PROBLEM DETAILS →
List each line holding the string "this".

====

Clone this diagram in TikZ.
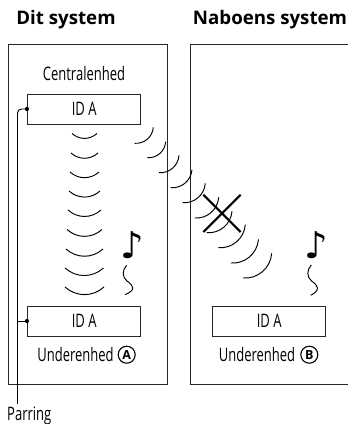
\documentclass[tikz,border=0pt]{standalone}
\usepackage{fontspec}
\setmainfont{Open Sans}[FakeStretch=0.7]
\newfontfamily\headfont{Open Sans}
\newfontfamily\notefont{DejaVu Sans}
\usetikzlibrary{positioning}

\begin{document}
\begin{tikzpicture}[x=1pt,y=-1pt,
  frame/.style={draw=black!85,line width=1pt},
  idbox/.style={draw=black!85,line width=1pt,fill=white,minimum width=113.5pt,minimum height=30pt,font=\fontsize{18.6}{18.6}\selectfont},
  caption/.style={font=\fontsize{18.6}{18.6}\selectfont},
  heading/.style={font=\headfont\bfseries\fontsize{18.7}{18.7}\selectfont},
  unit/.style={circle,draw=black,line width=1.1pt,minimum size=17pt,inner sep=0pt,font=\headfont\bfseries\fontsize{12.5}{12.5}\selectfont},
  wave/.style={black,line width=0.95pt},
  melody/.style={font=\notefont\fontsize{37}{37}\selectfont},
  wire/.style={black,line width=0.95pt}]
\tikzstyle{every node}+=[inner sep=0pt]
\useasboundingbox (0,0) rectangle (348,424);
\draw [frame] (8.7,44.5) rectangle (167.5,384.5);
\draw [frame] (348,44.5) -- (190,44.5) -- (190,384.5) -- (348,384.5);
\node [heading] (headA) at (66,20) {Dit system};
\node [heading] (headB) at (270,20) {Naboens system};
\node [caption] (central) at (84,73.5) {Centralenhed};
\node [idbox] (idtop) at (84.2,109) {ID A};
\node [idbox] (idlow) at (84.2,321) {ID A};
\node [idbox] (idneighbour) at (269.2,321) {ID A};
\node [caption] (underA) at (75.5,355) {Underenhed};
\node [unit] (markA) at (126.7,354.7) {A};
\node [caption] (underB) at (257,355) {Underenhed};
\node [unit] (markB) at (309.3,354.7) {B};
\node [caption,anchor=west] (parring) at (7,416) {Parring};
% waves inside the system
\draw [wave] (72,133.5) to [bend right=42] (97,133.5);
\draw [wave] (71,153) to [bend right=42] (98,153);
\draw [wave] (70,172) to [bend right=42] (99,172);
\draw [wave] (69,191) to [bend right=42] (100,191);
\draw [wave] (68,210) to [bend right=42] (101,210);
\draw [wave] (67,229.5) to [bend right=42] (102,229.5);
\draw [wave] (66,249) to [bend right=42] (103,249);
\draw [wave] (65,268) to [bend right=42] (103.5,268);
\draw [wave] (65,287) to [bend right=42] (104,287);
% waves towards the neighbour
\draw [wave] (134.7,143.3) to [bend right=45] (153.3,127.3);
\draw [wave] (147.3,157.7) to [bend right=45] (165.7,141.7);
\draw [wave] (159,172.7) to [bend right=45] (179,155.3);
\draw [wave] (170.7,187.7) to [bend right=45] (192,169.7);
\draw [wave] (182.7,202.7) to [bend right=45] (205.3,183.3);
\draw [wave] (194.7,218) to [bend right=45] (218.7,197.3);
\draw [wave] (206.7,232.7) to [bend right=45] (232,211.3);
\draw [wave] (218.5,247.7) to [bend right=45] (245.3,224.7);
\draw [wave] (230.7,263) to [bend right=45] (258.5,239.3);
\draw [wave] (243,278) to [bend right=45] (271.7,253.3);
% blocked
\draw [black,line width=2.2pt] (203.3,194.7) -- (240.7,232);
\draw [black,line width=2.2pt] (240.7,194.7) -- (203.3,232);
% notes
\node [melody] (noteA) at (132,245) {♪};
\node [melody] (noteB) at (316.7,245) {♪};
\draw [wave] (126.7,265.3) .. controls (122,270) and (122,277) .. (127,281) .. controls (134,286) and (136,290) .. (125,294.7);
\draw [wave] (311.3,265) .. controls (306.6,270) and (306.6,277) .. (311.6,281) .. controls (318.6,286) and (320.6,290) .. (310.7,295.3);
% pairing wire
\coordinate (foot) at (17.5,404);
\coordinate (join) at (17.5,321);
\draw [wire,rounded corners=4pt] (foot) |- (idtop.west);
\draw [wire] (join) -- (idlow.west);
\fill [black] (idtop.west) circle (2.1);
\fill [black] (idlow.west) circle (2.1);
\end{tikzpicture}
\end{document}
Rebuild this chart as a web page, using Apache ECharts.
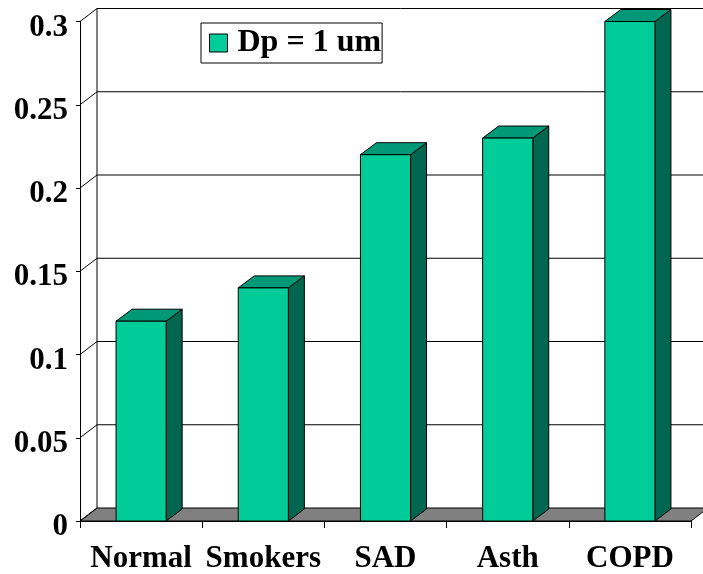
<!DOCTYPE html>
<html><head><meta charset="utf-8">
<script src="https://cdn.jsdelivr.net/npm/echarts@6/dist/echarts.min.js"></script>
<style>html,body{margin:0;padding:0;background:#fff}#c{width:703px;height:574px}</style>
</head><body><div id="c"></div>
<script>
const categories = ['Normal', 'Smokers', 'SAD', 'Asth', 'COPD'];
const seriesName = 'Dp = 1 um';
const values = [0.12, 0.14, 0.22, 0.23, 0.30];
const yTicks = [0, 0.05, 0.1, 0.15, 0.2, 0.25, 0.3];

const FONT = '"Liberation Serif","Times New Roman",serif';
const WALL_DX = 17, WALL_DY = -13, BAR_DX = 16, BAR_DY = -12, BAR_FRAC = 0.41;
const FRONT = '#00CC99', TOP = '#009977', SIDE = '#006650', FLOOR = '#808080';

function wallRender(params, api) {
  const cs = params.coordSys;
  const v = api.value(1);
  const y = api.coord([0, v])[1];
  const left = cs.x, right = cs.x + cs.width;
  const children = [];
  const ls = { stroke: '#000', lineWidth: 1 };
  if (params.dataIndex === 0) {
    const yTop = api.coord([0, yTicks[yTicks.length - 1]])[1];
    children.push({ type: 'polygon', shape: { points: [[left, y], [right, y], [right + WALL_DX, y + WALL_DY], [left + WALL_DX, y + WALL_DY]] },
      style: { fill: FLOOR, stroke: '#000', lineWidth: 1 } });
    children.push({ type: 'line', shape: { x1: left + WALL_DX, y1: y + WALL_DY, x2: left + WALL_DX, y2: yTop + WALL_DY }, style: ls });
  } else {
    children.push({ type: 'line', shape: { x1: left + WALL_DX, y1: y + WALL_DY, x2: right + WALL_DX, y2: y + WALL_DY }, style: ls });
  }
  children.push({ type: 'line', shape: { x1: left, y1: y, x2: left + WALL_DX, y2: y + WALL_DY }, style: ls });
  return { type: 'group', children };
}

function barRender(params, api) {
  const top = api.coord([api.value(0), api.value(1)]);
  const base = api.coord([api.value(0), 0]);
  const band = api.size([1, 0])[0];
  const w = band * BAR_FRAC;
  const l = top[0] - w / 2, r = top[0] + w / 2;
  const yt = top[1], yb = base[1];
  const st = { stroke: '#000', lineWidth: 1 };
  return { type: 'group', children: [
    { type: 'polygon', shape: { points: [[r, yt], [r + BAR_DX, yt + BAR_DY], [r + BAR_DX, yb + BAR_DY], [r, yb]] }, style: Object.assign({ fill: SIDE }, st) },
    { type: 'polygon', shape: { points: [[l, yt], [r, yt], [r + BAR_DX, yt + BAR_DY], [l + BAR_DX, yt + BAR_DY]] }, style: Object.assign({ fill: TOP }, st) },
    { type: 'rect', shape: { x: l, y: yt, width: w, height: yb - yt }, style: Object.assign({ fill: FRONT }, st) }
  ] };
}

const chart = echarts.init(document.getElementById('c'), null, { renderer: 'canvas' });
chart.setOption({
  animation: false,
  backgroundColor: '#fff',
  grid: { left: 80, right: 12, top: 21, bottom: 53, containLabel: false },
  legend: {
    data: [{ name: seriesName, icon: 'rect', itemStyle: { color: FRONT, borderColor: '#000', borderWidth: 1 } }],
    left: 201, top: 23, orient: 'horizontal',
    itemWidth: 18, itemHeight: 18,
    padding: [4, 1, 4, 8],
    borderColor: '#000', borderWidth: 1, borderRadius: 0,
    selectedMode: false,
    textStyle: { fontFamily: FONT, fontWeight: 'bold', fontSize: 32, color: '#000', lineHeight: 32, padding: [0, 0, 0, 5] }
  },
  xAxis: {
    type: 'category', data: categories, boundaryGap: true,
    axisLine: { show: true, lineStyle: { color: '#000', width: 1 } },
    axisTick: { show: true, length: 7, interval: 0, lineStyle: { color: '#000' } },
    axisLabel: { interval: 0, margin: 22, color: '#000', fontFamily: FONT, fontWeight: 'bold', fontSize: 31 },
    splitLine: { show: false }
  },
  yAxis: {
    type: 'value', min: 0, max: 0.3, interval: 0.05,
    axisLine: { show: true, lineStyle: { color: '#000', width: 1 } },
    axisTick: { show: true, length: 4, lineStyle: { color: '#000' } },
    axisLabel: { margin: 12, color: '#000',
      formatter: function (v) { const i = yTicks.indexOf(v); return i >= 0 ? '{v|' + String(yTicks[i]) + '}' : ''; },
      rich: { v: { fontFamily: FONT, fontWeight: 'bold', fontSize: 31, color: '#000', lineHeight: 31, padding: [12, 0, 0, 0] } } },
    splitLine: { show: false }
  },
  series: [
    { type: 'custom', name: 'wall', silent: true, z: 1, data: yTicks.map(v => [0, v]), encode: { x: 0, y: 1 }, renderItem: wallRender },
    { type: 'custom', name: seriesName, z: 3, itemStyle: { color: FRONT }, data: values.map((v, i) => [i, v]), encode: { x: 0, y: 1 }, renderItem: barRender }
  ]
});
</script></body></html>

====

OUTPUT BELOW →
Clone this diagram in TikZ.
Rebuild this chart as a web page, using Apache ECharts.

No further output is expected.